## What you have to do
Everything from the opening line of the records below through the line with "const W = 569, H = 442;" must be duplicated exactly, pictures left out.
═════ Extracted data
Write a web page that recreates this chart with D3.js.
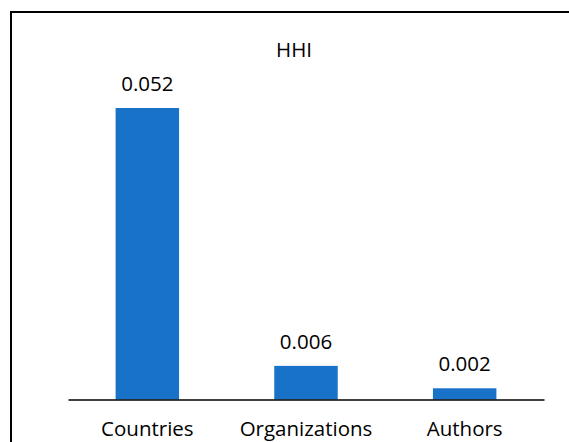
<!DOCTYPE html>
<html>
<head>
<meta charset="utf-8">
<script src="https://cdn.jsdelivr.net/npm/d3@7"></script>
<style>
  html, body { margin: 0; padding: 0; background: #fff; }
  svg { display: block; }
  text { font-family: "Open Sans", "Noto Sans", sans-serif; fill: #000; }
</style>
</head>
<body>
<svg id="chart" width="569" height="442"></svg>
<script>
// HHI concentration by unit of analysis
const categories = ["Countries", "Organizations", "Authors"];
const hhiValues = [0.052, 0.006, 0.002];
const valueLabels = ["0.052", "0.006", "0.002"];
const chartTitle = "HHI";

const svg = d3.select("#chart");
const W = 569, H = 442;

// Outer frame (extends past the right and bottom edges)
svg.append("rect")
  .attr("x", 11).attr("y", 12)
  .attr("width", W + 20).attr("height", H + 20)
  .attr("fill", "#fff")
  .attr("stroke", "#000")
  .attr("stroke-width", 2);

const x = d3.scaleBand()
  .domain(categories)
  .range([68, 544])
  .paddingInner(0.6)
  .paddingOuter(0.3);

const y = d3.scaleLinear()
  .domain([0, 0.052])
  .range([399.5, 108]);

const fontSize = 20.5;

// Title
svg.append("text")
  .attr("x", 294).attr("y", 57)
  .attr("text-anchor", "middle")
  .style("font-size", fontSize + "px")
  .text(chartTitle);

// Bars
svg.append("g").selectAll("rect")
  .data(hhiValues)
  .join("rect")
  .attr("x", (d, i) => x(categories[i]))
  .attr("width", x.bandwidth())
  .attr("y", d => y(d))
  .attr("height", d => y(0) - y(d))
  .attr("fill", "#1872c8");

// Value labels above bars
svg.append("g").selectAll("text")
  .data(hhiValues)
  .join("text")
  .attr("x", (d, i) => x(categories[i]) + x.bandwidth() / 2)
  .attr("y", d => y(d) - 17)
  .attr("text-anchor", "middle")
  .style("font-size", fontSize + "px")
  .text((d, i) => valueLabels[i]);

// Category axis
const axis = svg.append("g")
  .attr("transform", `translate(0,${y(0)})`)
  .call(d3.axisBottom(x).tickSize(0).tickPadding(0));
axis.select(".domain")
  .attr("stroke", "#000")
  .attr("stroke-width", 1.5);
axis.selectAll(".tick text")
  .attr("dy", null)
  .attr("y", 36.5)
  .attr("font-family", null)
  .attr("font-size", null)
  .style("font-size", fontSize + "px")
  .attr("fill", "#000");
</script>
</body>
</html>
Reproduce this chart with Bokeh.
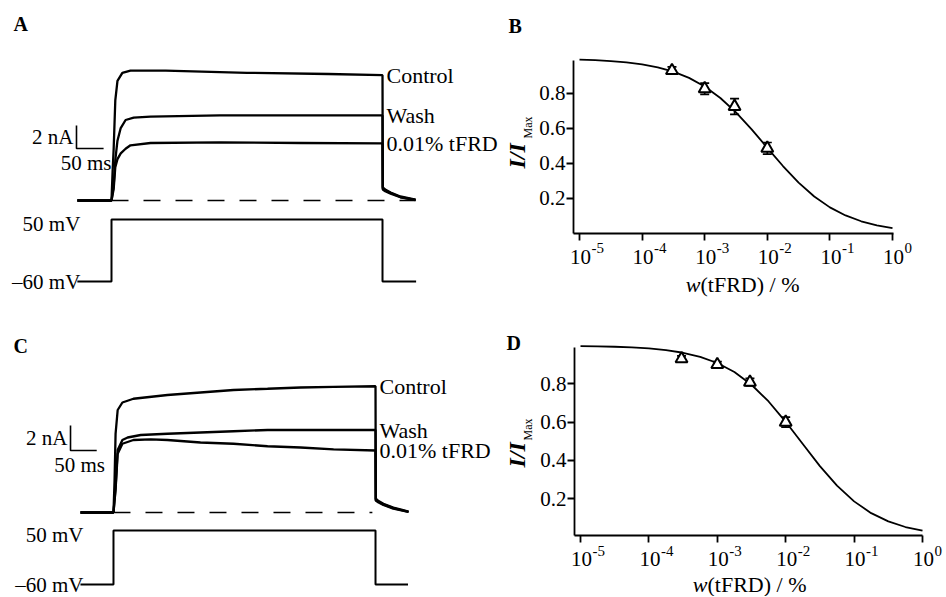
from math import pi
from bokeh.plotting import figure
from bokeh.models import Range1d, ColumnDataSource, Label, Whisker, TeeHead, FixedTicker
from bokeh.layouts import row, column
from bokeh.embed import file_html
from bokeh.resources import INLINE
from bokeh.core.properties import value

SERIF = "Liberation Serif"

# ---------------- data: current traces (time in ms, current in nA) ----------------
PULSE_END = 500
TRACE_NAMES = ["Control", "Wash", "0.01% tFRD"]

A_ctrl_t = [-63, 0, 2, 4, 7, 11, 20, 35, 100, 250, 400, 500, 500.5, 505, 515, 533, 561]
A_ctrl_i = [0, 0, 2.5, 4.5, 8.7, 10.4, 11.1, 11.3, 11.3, 11.1, 11.0, 10.9, 1.15, 0.95, 0.7, 0.35, 0.08]
A_wash_t = [-63, 0, 4, 7, 11, 17, 26, 41, 72, 200, 350, 500, 500.5, 505, 515, 533, 561]
A_wash_i = [0, 0, 1.3, 3.5, 5.2, 6.3, 7.0, 7.2, 7.3, 7.4, 7.4, 7.4, 1.05, 0.88, 0.65, 0.3, 0.05]
A_tfrd_t = [-63, 0, 4, 7, 11, 17, 26, 35, 72, 200, 350, 500, 500.5, 505, 515, 533, 561]
A_tfrd_i = [0, 0, 1.0, 2.9, 3.6, 4.1, 4.5, 4.8, 5.0, 5.05, 5.0, 4.96, 0.95, 0.8, 0.6, 0.28, 0.04]

C_ctrl_t = [-63, 0, 2, 4, 8, 17, 38, 103, 166, 229, 294, 357, 420, 500, 500.5, 505, 515, 534, 563]
C_ctrl_i = [0, 0, 2.5, 6.3, 8.2, 8.8, 9.1, 9.4, 9.6, 9.8, 9.9, 10.0, 10.05, 10.1, 1.1, 0.95, 0.7, 0.4, 0.08]
C_wash_t = [-63, 0, 4, 8, 17, 27, 52, 103, 166, 229, 294, 357, 420, 500, 500.5, 505, 515, 534, 563]
C_wash_i = [0, 0, 2.0, 5.0, 5.8, 6.0, 6.2, 6.3, 6.4, 6.5, 6.6, 6.6, 6.6, 6.6, 1.0, 0.88, 0.65, 0.35, 0.05]
C_tfrd_t = [-63, 0, 4, 8, 17, 38, 71, 103, 166, 229, 294, 357, 420, 500, 500.5, 505, 515, 534, 563]
C_tfrd_i = [0, 0, 1.8, 4.7, 5.5, 5.8, 5.85, 5.8, 5.6, 5.5, 5.3, 5.2, 5.05, 4.96, 0.95, 0.82, 0.6, 0.3, 0.04]

# voltage protocol (mV)
V_t = [-63, 0, 0, 500, 500, 562]
V_mv = [-60, -60, 50, 50, -60, -60]
V_LABELS = ["50 mV", "\u201360 mV"]
V_LEVELS = [50, -60]

SCALE_MS = 50
SCALE_NA = 2

# ---------------- data: concentration-response ----------------
CONC = [3e-4, 1e-3, 3e-3, 1e-2]
B_mean = [0.931, 0.827, 0.726, 0.487]
B_err = [0.021, 0.032, 0.045, 0.033]
D_mean = [0.931, 0.901, 0.809, 0.600]
D_err = [0.015, 0.015, 0.02, 0.026]

FIT_LOGX = [-5, -4.75, -4.5, -4.25, -4, -3.75, -3.5, -3.25, -3, -2.75, -2.5,
            -2.25, -2, -1.75, -1.5, -1.25, -1, -0.75, -0.5, -0.25, 0]
B_fit = [0.9937, 0.9904, 0.9853, 0.9777, 0.9664, 0.9495, 0.9247, 0.8893, 0.8400,
         0.7744, 0.6918, 0.5948, 0.4897, 0.3856, 0.2910, 0.2116, 0.1493, 0.1030,
         0.0698, 0.0468, 0.0311]
D_fit = [0.9977, 0.9963, 0.9941, 0.9906, 0.9851, 0.9763, 0.9626, 0.9413, 0.9091,
         0.8618, 0.7955, 0.7082, 0.6021, 0.4859, 0.3708, 0.2688, 0.1865, 0.1251,
         0.0819, 0.0527, 0.0335]

X_TICKS = [1e-5, 1e-4, 1e-3, 1e-2, 1e-1, 1e0]
X_EXP = ["-5", "-4", "-3", "-2", "-1", "0"]
Y_TICKS = [0.2, 0.4, 0.6, 0.8]


def letter(p, txt, x, y):
    p.add_layout(Label(x=x, y=y, x_units="screen", y_units="screen", text=txt,
                       text_font=SERIF, text_font_style="bold", text_font_size="20px",
                       text_baseline="middle", text_color="black"))


def base_fig(w, h, **kw):
    p = figure(width=w, height=h, output_backend="svg", toolbar_location=None,
               min_border=0, **kw)
    p.grid.visible = False
    p.outline_line_color = None
    p.background_fill_color = "white"
    return p


def trace_panel(w, h, t_rng, i_rng, v_rng, traces, dash_end, bar_t, bar_i,
                px_ms, px_na, let, let_xy):
    p = base_fig(w, h, x_range=Range1d(*t_rng), y_range=Range1d(*i_rng),
                 x_axis_location=None, y_axis_location=None)
    p.extra_y_ranges = {"v": Range1d(*v_rng)}

    p.line([0, dash_end], [0, 0], line_color="black", line_width=1.6, line_dash="17 15")
    for t, i in traces:
        p.line(t, i, line_color="black", line_width=2.3)
    p.line(V_t, V_mv, y_range_name="v", line_color="black", line_width=2)

    # scale bar
    p.line([bar_t, bar_t, bar_t + SCALE_MS], [bar_i + SCALE_NA, bar_i, bar_i],
           line_color="black", line_width=1.6)
    p.text(x=[bar_t], y=[bar_i + SCALE_NA / 2], text=["2 nA"], x_offset=-3,
           text_align="right", text_baseline="middle", text_font=value(SERIF),
           text_font_size="21px", text_color="black")
    p.text(x=[bar_t + SCALE_MS / 2 - 4 / px_ms], y=[bar_i - 14 / px_na], text=["50 ms"],
           text_align="center", text_baseline="middle", text_font=value(SERIF),
           text_font_size="21px", text_color="black")

    # trace labels at the end of the pulse
    ends = [i[t.index(PULSE_END)] for t, i in traces]
    p.text(x=[PULSE_END] * 3, y=ends, text=TRACE_NAMES, x_offset=4,
           text_align="left", text_baseline="middle", text_font=value(SERIF),
           text_font_size="22px", text_color="black")

    # voltage labels
    p.text(x=[V_t[0]] * 2, y=V_LEVELS, text=V_LABELS, x_offset=3, y_offset=[4, 0],
           y_range_name="v", text_align="right", text_baseline="middle",
           text_font=value(SERIF), text_font_size="21px", text_color="black")
    letter(p, let, *let_xy)
    return p


def dose_panel(w, h, lx_view, y_view, lx_axis, y_axis, px_unit, fit, mean, err,
               let, let_xy, ylab_xy, sub_xy, xlab_x, xlab_y):
    p = base_fig(w, h, x_axis_type="log",
                 x_range=Range1d(10 ** lx_view[0], 10 ** lx_view[1]),
                 y_range=Range1d(*y_view))
    x0, x1 = 10 ** lx_axis[0], 10 ** lx_axis[1]
    for ax in (p.xaxis, p.yaxis):
        ax.axis_line_color = "black"
        ax.axis_line_width = 1.8
        ax.major_tick_line_color = "black"
        ax.major_tick_line_width = 1.8
        ax.major_tick_out = 7
        ax.major_tick_in = 0
        ax.minor_tick_line_color = None
    p.xaxis.fixed_location = y_axis[0]
    p.xaxis.bounds = (x0, x1)
    p.yaxis.fixed_location = x0
    p.yaxis.bounds = y_axis
    p.xaxis.ticker = FixedTicker(ticks=X_TICKS, minor_ticks=[])
    p.yaxis.ticker = FixedTicker(ticks=Y_TICKS, minor_ticks=[])
    p.xaxis.major_label_text_color = None
    p.yaxis.major_label_text_font = SERIF
    p.yaxis.major_label_text_font_size = "21px"
    p.yaxis.major_label_text_color = "black"
    p.yaxis.major_label_standoff = 1

    fit_x = [10 ** v for v in FIT_LOGX]
    p.line(fit_x, fit, line_color="black", line_width=1.8)

    src = ColumnDataSource(dict(x=CONC, y=mean,
                                upper=[m + e for m, e in zip(mean, err)],
                                lower=[m - e for m, e in zip(mean, err)]))
    p.add_layout(Whisker(base="x", upper="upper", lower="lower", source=src,
                         dimension="height", line_color="black", line_width=1.7,
                         upper_head=TeeHead(size=9, line_width=1.7, line_color="black"),
                         lower_head=TeeHead(size=9, line_width=1.7, line_color="black")))
    p.scatter("x", "y", source=src, marker="triangle", size=12, fill_color="white",
              line_color="black", line_width=2)

    # tick labels 10^n with raised exponent (centres 23.5 px and 15 px below the axis)
    n = len(X_TICKS)
    p.text(x=X_TICKS, y=[y_axis[0] - 23.5 / px_unit] * n, text=["10"] * n, x_offset=1,
           text_align="center", text_baseline="middle", text_font=value(SERIF),
           text_font_size="21px", text_color="black")
    p.text(x=X_TICKS, y=[y_axis[0] - 15 / px_unit] * n, text=X_EXP, x_offset=12,
           text_align="left", text_baseline="middle", text_font=value(SERIF),
           text_font_size="15px", text_color="black")

    # y-axis label  I/I_Max  (rotated)
    p.add_layout(Label(x=ylab_xy[0], y=ylab_xy[1], x_units="screen", y_units="screen",
                       text="I/I", angle=pi / 2, text_font=SERIF,
                       text_font_style="bold italic", text_font_size="24px",
                       text_baseline="middle", text_align="left", text_color="black"))
    p.add_layout(Label(x=sub_xy[0], y=sub_xy[1], x_units="screen", y_units="screen",
                       text="Max", angle=pi / 2, text_font=SERIF, text_font_size="12px",
                       text_baseline="middle", text_align="left", text_color="black"))
    # x-axis label  w(tFRD) / %
    p.add_layout(Label(x=xlab_x, y=xlab_y, x_units="screen", y_units="screen",
                       text="w", text_font=SERIF, text_font_style="italic",
                       text_font_size="22px", text_align="right",
                       text_baseline="middle", text_color="black"))
    p.add_layout(Label(x=xlab_x, y=xlab_y, x_units="screen", y_units="screen",
                       text="(tFRD) / %", text_font=SERIF, text_font_size="22px",
                       text_align="left", text_baseline="middle", text_color="black"))
    letter(p, let, *let_xy)
    return p


pA = trace_panel(500, 300, (-204.8, 717.7), (-8.696, 17.391), (-93.7, 438.6),
                 [(A_ctrl_t, A_ctrl_i), (A_wash_t, A_wash_i), (A_tfrd_t, A_tfrd_i)],
                 561, -64.6, 4.52, 0.542, 11.5, "A", (13, 276.5))
pC = trace_panel(500, 296, (-215.6, 738.5), (-6.72, 16.96), (-84.4, 518.5),
                 [(C_ctrl_t, C_ctrl_i), (C_wash_t, C_wash_i), (C_tfrd_t, C_tfrd_i)],
                 494, -82.0, 4.96, 0.524, 12.5, "C", (13, 251))
pB = dose_panel(444, 300, (-6.262, 0.8307), (-0.3829, 1.3314), (-5.096, 0.016),
                (0.0, 0.989), 175.0, B_fit, B_mean, B_err, "B", (8, 275),
                (16, 132), (27.5, 162), 200, 16)
pD = dose_panel(444, 296, (-6.1696, 0.3216), (-0.3102, 1.2355), (-5.088, 0.0),
                (0.008, 0.99), 191.5, D_fit, D_mean, D_err, "D", (6, 253.5),
                (16, 129), (27.5, 156), 207, 12)

layout = column(row(pA, pB, spacing=0), row(pC, pD, spacing=0), spacing=0)
open("out.html", "w").write(file_html(layout, INLINE))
══════════
## Written solution
Write a web page that recreates this chart with D3.js.
<!DOCTYPE html>
<html>
<head>
<meta charset="utf-8">
<script src="https://cdn.jsdelivr.net/npm/d3@7"></script>
<style>
  html, body { margin: 0; padding: 0; background: #fff; }
  svg { display: block; }
  text { font-family: "Open Sans", "Noto Sans", sans-serif; fill: #000; }
</style>
</head>
<body>
<svg id="chart" width="569" height="442"></svg>
<script>
// HHI concentration by unit of analysis
const categories = ["Countries", "Organizations", "Authors"];
const hhiValues = [0.052, 0.006, 0.002];
const valueLabels = ["0.052", "0.006", "0.002"];
const chartTitle = "HHI";

const svg = d3.select("#chart");
const W = 569, H = 442;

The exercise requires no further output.